Of his own Presbyterian background, Foster says: "My people were all from East Belfast, in range of the shipyard. My grandparents were working class, and my father and his brothers, through night school, worked themselves up into the lower middle class, and by dint of the 1947 Education Act, I was able to elevate myself into this kind of academic middle class. Actually, geographically, there's a gentle hill from east Belfast up toward south-east Belfast, and the ambition of the family was to rise steadily up that hill. So finally, I was able to complete my parent's pilgrimage."
Although he owns a property in Vancouver, he recently bought "a piece of this soil, a house on the seafront in Portaferry, Co Down. It's modest but marvellous - I can sit up in bed and watch the Brent geese and the curlews on the shore beneath me."
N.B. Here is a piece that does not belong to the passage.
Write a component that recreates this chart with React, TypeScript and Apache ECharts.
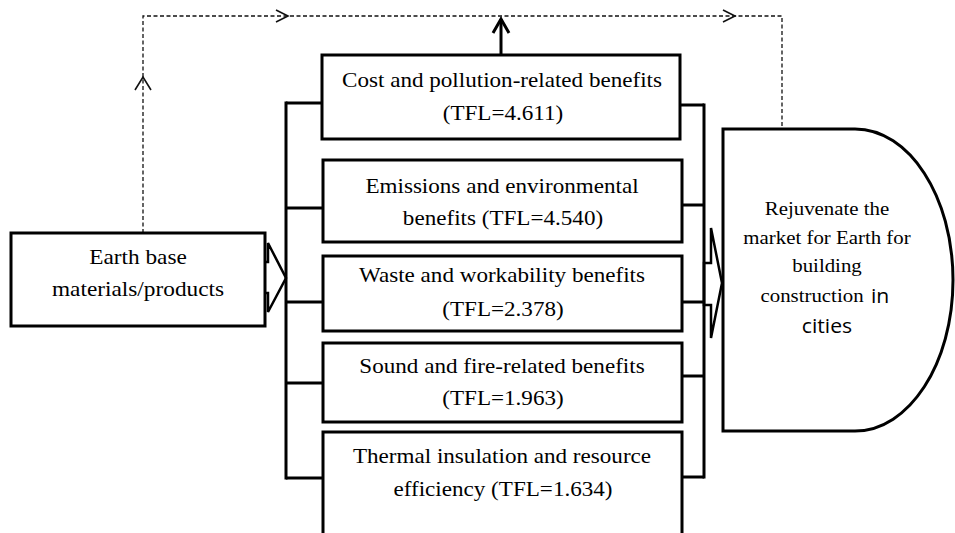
import React, { useEffect, useRef } from "react";
import * as echarts from "echarts";

// ---- content ----
const sourceLines = ["Earth base", "materials/products"];
const benefitTitles = [
  "Cost and pollution-related benefits",
  "Emissions and environmental",
  "Waste and workability benefits",
  "Sound and fire-related benefits",
  "Thermal insulation and resource",
];
const benefitSecondPrefix = ["", "benefits ", "", "", "efficiency "];
const tflValues = [4.611, 4.54, 2.378, 1.963, 1.634];
const targetLines = ["Rejuvenate the", "market for Earth for", "building"];

// ---- layout ----
const boxTop = [55, 160, 256, 343, 432];
const boxBottom = [139, 242, 331, 422, 600];
const boxLeft = [322, 323, 323, 323, 323];
const boxRight = [680, 682, 682, 682, 682];
const line1Y = [80, 186, 275, 366, 456];
const line2Y = [113, 218, 309, 398, 489];
const leftTapY = [103, 208, 302, 383, 478];
const rightTapY = [105, 205, 302, 376, 477];

const SERIF = "Liberation Serif";
const SANS = "Open Sans";

const dPath =
  "M723 129 L855 129 C909.1 129 953 196.6 953 280 C953 363.4 909.1 431 855 431 L723 431 Z";
echarts.graphic.registerShape("dshape", echarts.graphic.extendPath(dPath, {}) as any);

function serifText(text: string, x: number, y: number, size: number, sx = 1.05) {
  return {
    type: "text",
    x,
    y,
    scaleX: sx,
    style: {
      text,
      fill: "#000",
      fontSize: size,
      fontFamily: SERIF,
      textAlign: "center",
      textVerticalAlign: "middle",
    },
  };
}

export default function App() {
  const ref = useRef<HTMLDivElement>(null);
  useEffect(() => {
    document.body.style.margin = "0";
    const chart = echarts.init(ref.current!, null, { renderer: "svg" });
    const els: any[] = [];
    const black = "#000";
    const dashed = { stroke: "#111", lineWidth: 1.3, lineDash: [4, 2.5] };

    // dashed feedback path
    els.push({ type: "polyline", shape: { points: [[143, 233], [143, 16], [782, 16], [782, 129]] }, style: { ...dashed, fill: null } });
    const chev = { stroke: "#111", lineWidth: 1.6, fill: null };
    els.push({ type: "polyline", shape: { points: [[276, 10], [288, 16], [276, 22]] }, style: chev });
    els.push({ type: "polyline", shape: { points: [[723, 10], [735, 16], [723, 22]] }, style: chev });
    els.push({ type: "polyline", shape: { points: [[135, 90], [143, 77], [151, 90]] }, style: chev });

    // up arrow from cost box
    els.push({ type: "line", shape: { x1: 501, y1: 55, x2: 501, y2: 19 }, style: { stroke: black, lineWidth: 3 } });
    els.push({ type: "polyline", shape: { points: [[493, 33], [501, 19], [509, 33]] }, style: { stroke: black, lineWidth: 3, fill: null } });

    // hollow arrows
    els.push({
      type: "polygon",
      shape: { points: [[255, 262], [268, 262], [268, 243], [286, 278], [268, 312], [268, 293], [255, 293]] },
      style: { fill: "#fff", stroke: black, lineWidth: 2.5 },
    });
    els.push({
      type: "polygon",
      shape: { points: [[704, 263], [711, 263], [711, 228], [722, 283], [711, 338], [711, 305], [704, 305]] },
      style: { fill: "#fff", stroke: black, lineWidth: 2.5 },
    });

    // brackets
    const br = { stroke: black, lineWidth: 3, fill: null };
    els.push({
      type: "polyline",
      shape: { points: [[286, leftTapY[0] - 1.5], [286, leftTapY[4] + 1.5]] },
      style: br,
    });
    els.push({
      type: "polyline",
      shape: { points: [[704, rightTapY[0] - 1.5], [704, rightTapY[4] + 1.5]] },
      style: br,
    });
    leftTapY.forEach((y, i) => {
      els.push({ type: "polyline", shape: { points: [[286, y], [boxLeft[i], y]] }, style: br });
    });
    rightTapY.forEach((y, i) => {
      els.push({ type: "polyline", shape: { points: [[boxRight[i], y], [704, y]] }, style: br });
    });

    // source box
    els.push({ type: "rect", shape: { x: 11, y: 233, width: 254, height: 93 }, style: { fill: "#fff", stroke: black, lineWidth: 3 } });
    els.push(serifText(sourceLines[0], 138, 257, 22, 1.06));
    els.push(serifText(sourceLines[1], 138, 289, 22, 1.06));

    // benefit boxes
    benefitTitles.forEach((t, i) => {
      els.push({
        type: "rect",
        shape: { x: boxLeft[i], y: boxTop[i], width: boxRight[i] - boxLeft[i], height: boxBottom[i] - boxTop[i] },
        style: { fill: "#fff", stroke: black, lineWidth: 3 },
      });
      els.push(serifText(t, 502, line1Y[i], 22, 1.05));
      els.push(serifText(`${benefitSecondPrefix[i]}(TFL=${tflValues[i].toFixed(3)})`, 503, line2Y[i], 22, 1.05));
    });

    // target D shape
    els.push({ type: "dshape", x: 0, y: 0, style: { fill: "#fff", stroke: black, lineWidth: 3 } });
    const ty = [208, 237, 265];
    targetLines.forEach((t, i) => els.push(serifText(t, 827, ty[i], 19.5, 1.07)));
    els.push(serifText("construction", 812, 295, 19.5, 1.07));
    els.push({
      type: "text",
      x: 871,
      y: 295,
      scaleX: 1.06,
      style: { text: "in", fill: "#000", fontSize: 20, fontFamily: SANS, textAlign: "left", textVerticalAlign: "middle" },
    });
    els.push({
      type: "text",
      x: 827,
      y: 325,
      scaleX: 1.06,
      style: { text: "cities", fill: "#000", fontSize: 20, fontFamily: SANS, textAlign: "center", textVerticalAlign: "middle" },
    });

    chart.setOption({ animation: false, backgroundColor: "#fff", graphic: { elements: els } });
    return () => chart.dispose();
  }, []);
  return <div ref={ref} style={{ position: "fixed", left: 0, top: 0, width: 955, height: 533 }} />;
}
So, is he going to retire there? "We'll see. I've got a Canadian passport and a British passport, and I enjoy living in two places - I'm quite happy eight miles up in a jet."
In the meantime, Nature in Ireland joins a recent shoal of significant publications: Stars, Shells & Bluebells, the biographies of many overlooked Irish women scientists; Cork University Press's exquisitely illustrated Atlas of the Irish Rural Landscape; Frank Mitchell's classic work, revised with Michael Ryan, Reading the Irish Landscape (Townhouse); and the Collins Press reissue of The Way That I Went (1937) by Robert Lloyd Praeger, the giant of Irish nature studies. As one essay in Nature in Ireland remarks, a problem with Praeger's legacy was that the generation immediately following him was daunted by the perception that he seemed to have exhausted the field.
Nature In Ireland: A Scientific And Cultural History is published by Lilliput at £20 in paperback, and £40 in hardback.